• **Set problem**
Give back the full listing verbatim, apart from its images.

* begin *

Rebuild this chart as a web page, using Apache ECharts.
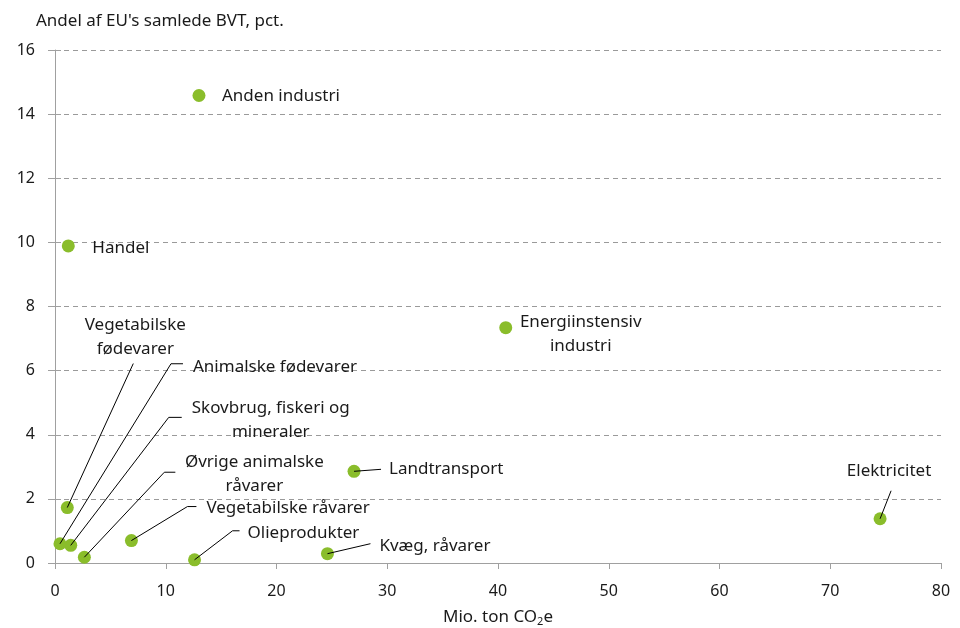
<!DOCTYPE html>
<html><head><meta charset="utf-8">
<script src="https://cdn.jsdelivr.net/npm/echarts@6/dist/echarts.min.js"></script>
<style>html,body{margin:0;padding:0;background:#fff}#c{width:960px;height:628px}</style>
</head><body><div id="c"></div>
<script>
// ---- data ----
var names = ['Anden industri','Handel','Energiinstensiv\nindustri','Landtransport','Elektricitet','Kvæg, råvarer','Olieprodukter','Vegetabilske råvarer','Øvrige animalske\nråvarer','Skovbrug, fiskeri og\nmineraler','Animalske fødevarer','Vegetabilske\nfødevarer'];
var emission = [13.0, 1.2, 40.7, 27.0, 74.5, 24.6, 12.6, 6.9, 2.65, 1.42, 0.45, 1.11];
var shareBVT = [14.58, 9.89, 7.34, 2.86, 1.38, 0.29, 0.10, 0.70, 0.18, 0.55, 0.60, 1.73];
var xTicks = [0,10,20,30,40,50,60,70,80];
var yTicks = [0,2,4,6,8,10,12,14,16];

// ---- label layout (pixel offsets from point; style only) ----
var layouts = [
  {tx:23, ty:1, align:'left', line:null},
  {tx:24, ty:2, align:'left', line:null},
  {tx:75, ty:6, align:'center', line:null},
  {tx:35, ty:-2, align:'left', line:[[0,0],[27,-2]]},
  {tx:9, ty:-48, align:'center', line:[[0,0],[11,-28]]},
  {tx:52, ty:-8, align:'left', line:[[0,0],[43,-10]]},
  {tx:53, ty:-27, align:'left', line:[[0,0],[38,-29],[45,-29]]},
  {tx:75, ty:-32, align:'left', line:[[0,0],[56,-34],[65,-34]]},
  {tx:170, ty:-83.5, align:'center', line:[[0,0],[80,-85],[91,-85]]},
  {tx:200, ty:-125.5, align:'center', line:[[0,0],[98,-128],[111,-128]]},
  {tx:133, ty:-177, align:'left', line:[[0,0],[111,-180],[123,-180]]},
  {tx:68, ty:-170, align:'center', line:[[0,0],[66,-144]]}
];

var FONT = '"Noto Sans", "Open Sans", sans-serif';
var TXT = '#1a1a1a';
var pts = emission.map(function(v,i){return [v, shareBVT[i]];});

var chart = echarts.init(document.getElementById('c'));
chart.setOption({
  animation:false,
  backgroundColor:'#fff',
  title:{text:"Andel af EU's samlede BVT, pct.", left:31, top:8,
    textStyle:{fontFamily:FONT, fontSize:17, fontWeight:'normal', color:TXT}},
  grid:{left:55, right:19, top:50, bottom:65, containLabel:false, outerBoundsMode:'none'},
  xAxis:{type:'value', min:xTicks[0], max:xTicks[xTicks.length-1], interval:10,
    name:'Mio. ton CO{sub|2}e', nameLocation:'middle', nameGap:44,
    nameTextStyle:{fontFamily:FONT, fontSize:17, color:TXT,
      rich:{sub:{fontFamily:FONT, fontSize:11, verticalAlign:'bottom', padding:[9,0,0,0], color:TXT}}},
    axisLine:{show:true, lineStyle:{color:'#a0a0a0', width:1}},
    axisTick:{show:true, length:6, lineStyle:{color:'#a0a0a0'}},
    axisLabel:{fontFamily:FONT, fontSize:16, color:TXT, margin:20},
    splitLine:{show:false}},
  yAxis:[{type:'value', min:yTicks[0], max:yTicks[yTicks.length-1], interval:2,
    axisLine:{show:true, lineStyle:{color:'#a0a0a0', width:1}},
    axisTick:{show:true, length:7, lineStyle:{color:'#a0a0a0'}},
    axisLabel:{fontFamily:FONT, fontSize:16, color:TXT, margin:20},
    splitLine:{show:true, lineStyle:{color:'#9a9a9a', type:[5,4], width:1}}},
   {type:'value', position:'left', min:yTicks[0], max:yTicks[yTicks.length-1], interval:2,
    axisLine:{show:false}, axisLabel:{show:false}, splitLine:{show:false},
    axisTick:{show:true, inside:true, length:6, lineStyle:{color:'#a0a0a0'}}}],
  series:[
    {type:'scatter', data:pts, symbolSize:13, itemStyle:{color:'#8abd2b', opacity:1}, z:3},
    {type:'custom', data:pts, z:4, silent:true,
      renderItem:function(params, api){
        var i = params.dataIndex;
        var p = api.coord([api.value(0), api.value(1)]);
        var L = layouts[i];
        var children = [];
        if (L.line){
          children.push({type:'polyline', shape:{points:L.line.map(function(d){return [p[0]+d[0], p[1]+d[1]];})},
            style:{stroke:'#000', lineWidth:1, fill:null}});
        }
        children.push({type:'text', style:{text:names[i], x:p[0]+L.tx, y:p[1]+L.ty,
          align:L.align, verticalAlign:'middle', fontFamily:FONT, fontSize:17, lineHeight:24, fill:TXT}});
        return {type:'group', children:children};
      }}
  ]
});
</script></body></html>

* end *

• **Written answer**
Rebuild this chart as a web page, using Apache ECharts.
<!DOCTYPE html>
<html><head><meta charset="utf-8">
<script src="https://cdn.jsdelivr.net/npm/echarts@6/dist/echarts.min.js"></script>
<style>html,body{margin:0;padding:0;background:#fff}#c{width:960px;height:628px}</style>
</head><body><div id="c"></div>
<script>
// ---- data ----
var names = ['Anden industri','Handel','Energiinstensiv\nindustri','Landtransport','Elektricitet','Kvæg, råvarer','Olieprodukter','Vegetabilske råvarer','Øvrige animalske\nråvarer','Skovbrug, fiskeri og\nmineraler','Animalske fødevarer','Vegetabilske\nfødevarer'];
var emission = [13.0, 1.2, 40.7, 27.0, 74.5, 24.6, 12.6, 6.9, 2.65, 1.42, 0.45, 1.11];
var shareBVT = [14.58, 9.89, 7.34, 2.86, 1.38, 0.29, 0.10, 0.70, 0.18, 0.55, 0.60, 1.73];
var xTicks = [0,10,20,30,40,50,60,70,80];
var yTicks = [0,2,4,6,8,10,12,14,16];

// ---- label layout (pixel offsets from point; style only) ----
var layouts = [
  {tx:23, ty:1, align:'left', line:null},
  {tx:24, ty:2, align:'left', line:null},
  {tx:75, ty:6, align:'center', line:null},
  {tx:35, ty:-2, align:'left', line:[[0,0],[27,-2]]},
  {tx:9, ty:-48, align:'center', line:[[0,0],[11,-28]]},
  {tx:52, ty:-8, align:'left', line:[[0,0],[43,-10]]},
  {tx:53, ty:-27, align:'left', line:[[0,0],[38,-29],[45,-29]]},
  {tx:75, ty:-32, align:'left', line:[[0,0],[56,-34],[65,-34]]},
  {tx:170, ty:-83.5, align:'center', line:[[0,0],[80,-85],[91,-85]]},
  {tx:200, ty:-125.5, align:'center', line:[[0,0],[98,-128],[111,-128]]},
  {tx:133, ty:-177, align:'left', line:[[0,0],[111,-180],[123,-180]]},
  {tx:68, ty:-170, align:'center', line:[[0,0],[66,-144]]}
];

var FONT = '"Noto Sans", "Open Sans", sans-serif';
var TXT = '#1a1a1a';
var pts = emission.map(function(v,i){return [v, shareBVT[i]];});

var chart = echarts.init(document.getElementById('c'));
chart.setOption({
  animation:false,
  backgroundColor:'#fff',
  title:{text:"Andel af EU's samlede BVT, pct.", left:31, top:8,
    textStyle:{fontFamily:FONT, fontSize:17, fontWeight:'normal', color:TXT}},
  grid:{left:55, right:19, top:50, bottom:65, containLabel:false, outerBoundsMode:'none'},
  xAxis:{type:'value', min:xTicks[0], max:xTicks[xTicks.length-1], interval:10,
    name:'Mio. ton CO{sub|2}e', nameLocation:'middle', nameGap:44,
    nameTextStyle:{fontFamily:FONT, fontSize:17, color:TXT,
      rich:{sub:{fontFamily:FONT, fontSize:11, verticalAlign:'bottom', padding:[9,0,0,0], color:TXT}}},
    axisLine:{show:true, lineStyle:{color:'#a0a0a0', width:1}},
    axisTick:{show:true, length:6, lineStyle:{color:'#a0a0a0'}},
    axisLabel:{fontFamily:FONT, fontSize:16, color:TXT, margin:20},
    splitLine:{show:false}},
  yAxis:[{type:'value', min:yTicks[0], max:yTicks[yTicks.length-1], interval:2,
    axisLine:{show:true, lineStyle:{color:'#a0a0a0', width:1}},
    axisTick:{show:true, length:7, lineStyle:{color:'#a0a0a0'}},
    axisLabel:{fontFamily:FONT, fontSize:16, color:TXT, margin:20},
    splitLine:{show:true, lineStyle:{color:'#9a9a9a', type:[5,4], width:1}}},
   {type:'value', position:'left', min:yTicks[0], max:yTicks[yTicks.length-1], interval:2,
    axisLine:{show:false}, axisLabel:{show:false}, splitLine:{show:false},
    axisTick:{show:true, inside:true, length:6, lineStyle:{color:'#a0a0a0'}}}],
  series:[
    {type:'scatter', data:pts, symbolSize:13, itemStyle:{color:'#8abd2b', opacity:1}, z:3},
    {type:'custom', data:pts, z:4, silent:true,
      renderItem:function(params, api){
        var i = params.dataIndex;
        var p = api.coord([api.value(0), api.value(1)]);
        var L = layouts[i];
        var children = [];
        if (L.line){
          children.push({type:'polyline', shape:{points:L.line.map(function(d){return [p[0]+d[0], p[1]+d[1]];})},
            style:{stroke:'#000', lineWidth:1, fill:null}});
        }
        children.push({type:'text', style:{text:names[i], x:p[0]+L.tx, y:p[1]+L.ty,
          align:L.align, verticalAlign:'middle', fontFamily:FONT, fontSize:17, lineHeight:24, fill:TXT}});
        return {type:'group', children:children};
      }}
  ]
});
</script></body></html>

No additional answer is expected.